> PROVIDED MATERIAL:
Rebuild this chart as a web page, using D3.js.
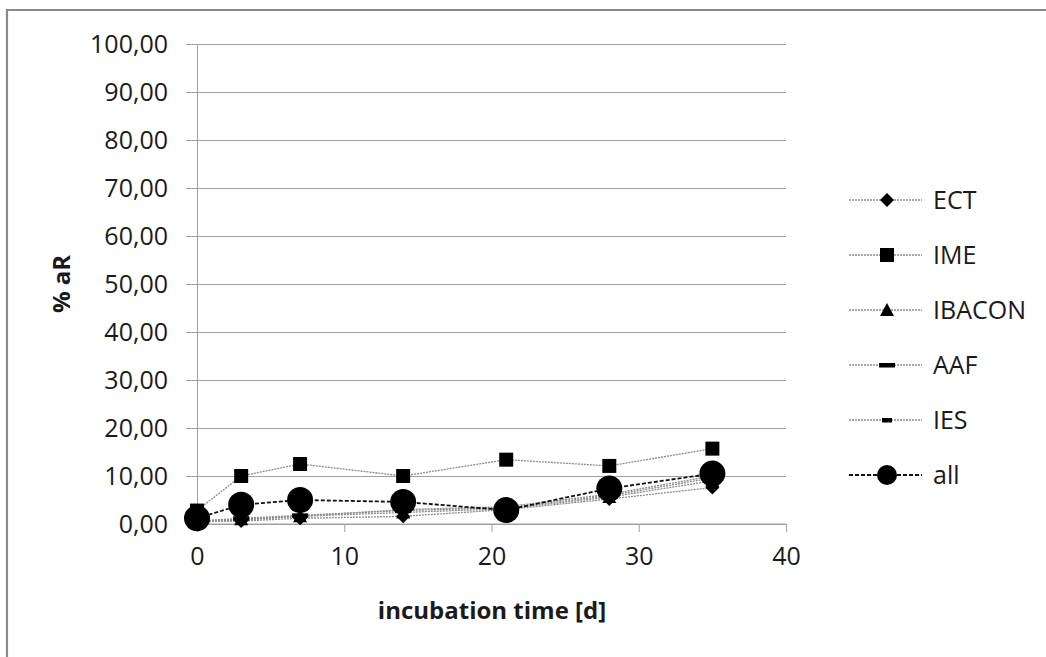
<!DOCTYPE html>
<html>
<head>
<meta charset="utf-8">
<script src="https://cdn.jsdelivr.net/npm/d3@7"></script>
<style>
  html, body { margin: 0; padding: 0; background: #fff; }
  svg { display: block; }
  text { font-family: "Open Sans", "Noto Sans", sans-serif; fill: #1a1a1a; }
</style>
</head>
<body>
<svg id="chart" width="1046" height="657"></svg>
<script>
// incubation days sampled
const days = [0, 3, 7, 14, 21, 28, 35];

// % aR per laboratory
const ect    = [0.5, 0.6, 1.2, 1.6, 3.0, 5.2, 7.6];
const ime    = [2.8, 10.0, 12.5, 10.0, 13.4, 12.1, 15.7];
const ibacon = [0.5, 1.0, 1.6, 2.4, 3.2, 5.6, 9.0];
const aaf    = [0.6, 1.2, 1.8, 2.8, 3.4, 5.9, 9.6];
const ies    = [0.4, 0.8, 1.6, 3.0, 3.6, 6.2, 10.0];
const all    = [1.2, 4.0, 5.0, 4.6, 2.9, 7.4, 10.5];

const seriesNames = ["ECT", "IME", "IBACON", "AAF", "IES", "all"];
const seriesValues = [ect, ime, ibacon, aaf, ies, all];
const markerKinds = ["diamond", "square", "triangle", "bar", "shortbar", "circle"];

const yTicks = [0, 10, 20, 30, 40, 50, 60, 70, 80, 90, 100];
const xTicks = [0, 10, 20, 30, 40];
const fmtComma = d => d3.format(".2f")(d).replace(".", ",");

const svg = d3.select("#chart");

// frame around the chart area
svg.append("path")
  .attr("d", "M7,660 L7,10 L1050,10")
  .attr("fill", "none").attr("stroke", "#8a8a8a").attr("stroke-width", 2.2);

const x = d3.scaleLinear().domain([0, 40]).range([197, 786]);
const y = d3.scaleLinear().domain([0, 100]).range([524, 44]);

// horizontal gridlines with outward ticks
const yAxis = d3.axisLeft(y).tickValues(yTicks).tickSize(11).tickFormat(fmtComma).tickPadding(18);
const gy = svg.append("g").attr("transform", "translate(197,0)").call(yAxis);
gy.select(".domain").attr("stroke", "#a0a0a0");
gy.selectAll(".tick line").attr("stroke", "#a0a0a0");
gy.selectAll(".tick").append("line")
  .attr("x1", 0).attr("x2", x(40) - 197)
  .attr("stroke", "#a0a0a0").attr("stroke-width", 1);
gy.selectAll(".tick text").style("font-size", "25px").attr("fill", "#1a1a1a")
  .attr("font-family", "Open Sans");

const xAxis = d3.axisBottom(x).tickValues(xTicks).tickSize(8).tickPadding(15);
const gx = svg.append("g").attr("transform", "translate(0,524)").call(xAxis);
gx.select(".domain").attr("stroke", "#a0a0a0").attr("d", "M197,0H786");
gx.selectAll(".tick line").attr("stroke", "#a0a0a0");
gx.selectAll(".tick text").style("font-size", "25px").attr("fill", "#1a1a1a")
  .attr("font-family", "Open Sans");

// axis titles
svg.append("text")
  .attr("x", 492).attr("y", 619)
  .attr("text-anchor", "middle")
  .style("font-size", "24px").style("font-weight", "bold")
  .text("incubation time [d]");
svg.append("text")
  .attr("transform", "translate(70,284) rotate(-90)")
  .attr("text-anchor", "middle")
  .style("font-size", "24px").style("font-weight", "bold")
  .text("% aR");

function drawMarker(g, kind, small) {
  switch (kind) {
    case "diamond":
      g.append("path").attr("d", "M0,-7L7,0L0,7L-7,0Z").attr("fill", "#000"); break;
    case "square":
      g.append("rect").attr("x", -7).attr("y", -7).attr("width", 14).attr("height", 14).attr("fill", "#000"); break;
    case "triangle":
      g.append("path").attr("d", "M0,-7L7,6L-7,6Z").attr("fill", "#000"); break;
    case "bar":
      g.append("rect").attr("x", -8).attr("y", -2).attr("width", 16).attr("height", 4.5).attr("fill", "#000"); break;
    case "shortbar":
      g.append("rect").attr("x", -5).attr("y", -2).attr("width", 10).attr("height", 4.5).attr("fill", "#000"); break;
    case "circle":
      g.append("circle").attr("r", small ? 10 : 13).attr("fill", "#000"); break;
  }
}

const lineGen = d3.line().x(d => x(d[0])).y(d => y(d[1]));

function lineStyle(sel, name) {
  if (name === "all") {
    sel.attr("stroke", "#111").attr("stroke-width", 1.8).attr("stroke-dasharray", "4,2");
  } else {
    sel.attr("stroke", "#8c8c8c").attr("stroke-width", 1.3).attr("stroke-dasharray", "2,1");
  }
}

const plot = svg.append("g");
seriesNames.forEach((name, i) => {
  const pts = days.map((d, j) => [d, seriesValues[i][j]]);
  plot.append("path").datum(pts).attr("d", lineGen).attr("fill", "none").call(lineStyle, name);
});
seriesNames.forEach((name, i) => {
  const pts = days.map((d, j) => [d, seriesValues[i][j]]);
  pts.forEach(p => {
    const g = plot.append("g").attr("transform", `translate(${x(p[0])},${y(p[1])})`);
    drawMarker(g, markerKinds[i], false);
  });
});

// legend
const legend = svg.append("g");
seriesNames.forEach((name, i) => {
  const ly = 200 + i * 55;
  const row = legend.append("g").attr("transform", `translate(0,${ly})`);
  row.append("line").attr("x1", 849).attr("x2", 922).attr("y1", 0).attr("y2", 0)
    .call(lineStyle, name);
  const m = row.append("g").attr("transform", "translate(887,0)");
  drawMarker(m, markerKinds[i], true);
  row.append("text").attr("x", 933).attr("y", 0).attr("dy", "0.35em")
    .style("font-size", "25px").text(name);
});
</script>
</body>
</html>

> INSTRUCTIONS FOR THE TASK:
Set the pictures aside and transcribe the data above exactly.

> RESPONSE:
Rebuild this chart as a web page, using D3.js.
<!DOCTYPE html>
<html>
<head>
<meta charset="utf-8">
<script src="https://cdn.jsdelivr.net/npm/d3@7"></script>
<style>
  html, body { margin: 0; padding: 0; background: #fff; }
  svg { display: block; }
  text { font-family: "Open Sans", "Noto Sans", sans-serif; fill: #1a1a1a; }
</style>
</head>
<body>
<svg id="chart" width="1046" height="657"></svg>
<script>
// incubation days sampled
const days = [0, 3, 7, 14, 21, 28, 35];

// % aR per laboratory
const ect    = [0.5, 0.6, 1.2, 1.6, 3.0, 5.2, 7.6];
const ime    = [2.8, 10.0, 12.5, 10.0, 13.4, 12.1, 15.7];
const ibacon = [0.5, 1.0, 1.6, 2.4, 3.2, 5.6, 9.0];
const aaf    = [0.6, 1.2, 1.8, 2.8, 3.4, 5.9, 9.6];
const ies    = [0.4, 0.8, 1.6, 3.0, 3.6, 6.2, 10.0];
const all    = [1.2, 4.0, 5.0, 4.6, 2.9, 7.4, 10.5];

const seriesNames = ["ECT", "IME", "IBACON", "AAF", "IES", "all"];
const seriesValues = [ect, ime, ibacon, aaf, ies, all];
const markerKinds = ["diamond", "square", "triangle", "bar", "shortbar", "circle"];

const yTicks = [0, 10, 20, 30, 40, 50, 60, 70, 80, 90, 100];
const xTicks = [0, 10, 20, 30, 40];
const fmtComma = d => d3.format(".2f")(d).replace(".", ",");

const svg = d3.select("#chart");

// frame around the chart area
svg.append("path")
  .attr("d", "M7,660 L7,10 L1050,10")
  .attr("fill", "none").attr("stroke", "#8a8a8a").attr("stroke-width", 2.2);

const x = d3.scaleLinear().domain([0, 40]).range([197, 786]);
const y = d3.scaleLinear().domain([0, 100]).range([524, 44]);

// horizontal gridlines with outward ticks
const yAxis = d3.axisLeft(y).tickValues(yTicks).tickSize(11).tickFormat(fmtComma).tickPadding(18);
const gy = svg.append("g").attr("transform", "translate(197,0)").call(yAxis);
gy.select(".domain").attr("stroke", "#a0a0a0");
gy.selectAll(".tick line").attr("stroke", "#a0a0a0");
gy.selectAll(".tick").append("line")
  .attr("x1", 0).attr("x2", x(40) - 197)
  .attr("stroke", "#a0a0a0").attr("stroke-width", 1);
gy.selectAll(".tick text").style("font-size", "25px").attr("fill", "#1a1a1a")
  .attr("font-family", "Open Sans");

const xAxis = d3.axisBottom(x).tickValues(xTicks).tickSize(8).tickPadding(15);
const gx = svg.append("g").attr("transform", "translate(0,524)").call(xAxis);
gx.select(".domain").attr("stroke", "#a0a0a0").attr("d", "M197,0H786");
gx.selectAll(".tick line").attr("stroke", "#a0a0a0");
gx.selectAll(".tick text").style("font-size", "25px").attr("fill", "#1a1a1a")
  .attr("font-family", "Open Sans");

// axis titles
svg.append("text")
  .attr("x", 492).attr("y", 619)
  .attr("text-anchor", "middle")
  .style("font-size", "24px").style("font-weight", "bold")
  .text("incubation time [d]");
svg.append("text")
  .attr("transform", "translate(70,284) rotate(-90)")
  .attr("text-anchor", "middle")
  .style("font-size", "24px").style("font-weight", "bold")
  .text("% aR");

function drawMarker(g, kind, small) {
  switch (kind) {
    case "diamond":
      g.append("path").attr("d", "M0,-7L7,0L0,7L-7,0Z").attr("fill", "#000"); break;
    case "square":
      g.append("rect").attr("x", -7).attr("y", -7).attr("width", 14).attr("height", 14).attr("fill", "#000"); break;
    case "triangle":
      g.append("path").attr("d", "M0,-7L7,6L-7,6Z").attr("fill", "#000"); break;
    case "bar":
      g.append("rect").attr("x", -8).attr("y", -2).attr("width", 16).attr("height", 4.5).attr("fill", "#000"); break;
    case "shortbar":
      g.append("rect").attr("x", -5).attr("y", -2).attr("width", 10).attr("height", 4.5).attr("fill", "#000"); break;
    case "circle":
      g.append("circle").attr("r", small ? 10 : 13).attr("fill", "#000"); break;
  }
}

const lineGen = d3.line().x(d => x(d[0])).y(d => y(d[1]));

function lineStyle(sel, name) {
  if (name === "all") {
    sel.attr("stroke", "#111").attr("stroke-width", 1.8).attr("stroke-dasharray", "4,2");
  } else {
    sel.attr("stroke", "#8c8c8c").attr("stroke-width", 1.3).attr("stroke-dasharray", "2,1");
  }
}

const plot = svg.append("g");
seriesNames.forEach((name, i) => {
  const pts = days.map((d, j) => [d, seriesValues[i][j]]);
  plot.append("path").datum(pts).attr("d", lineGen).attr("fill", "none").call(lineStyle, name);
});
seriesNames.forEach((name, i) => {
  const pts = days.map((d, j) => [d, seriesValues[i][j]]);
  pts.forEach(p => {
    const g = plot.append("g").attr("transform", `translate(${x(p[0])},${y(p[1])})`);
    drawMarker(g, markerKinds[i], false);
  });
});

// legend
const legend = svg.append("g");
seriesNames.forEach((name, i) => {
  const ly = 200 + i * 55;
  const row = legend.append("g").attr("transform", `translate(0,${ly})`);
  row.append("line").attr("x1", 849).attr("x2", 922).attr("y1", 0).attr("y2", 0)
    .call(lineStyle, name);
  const m = row.append("g").attr("transform", "translate(887,0)");
  drawMarker(m, markerKinds[i], true);
  row.append("text").attr("x", 933).attr("y", 0).attr("dy", "0.35em")
    .style("font-size", "25px").text(name);
});
</script>
</body>
</html>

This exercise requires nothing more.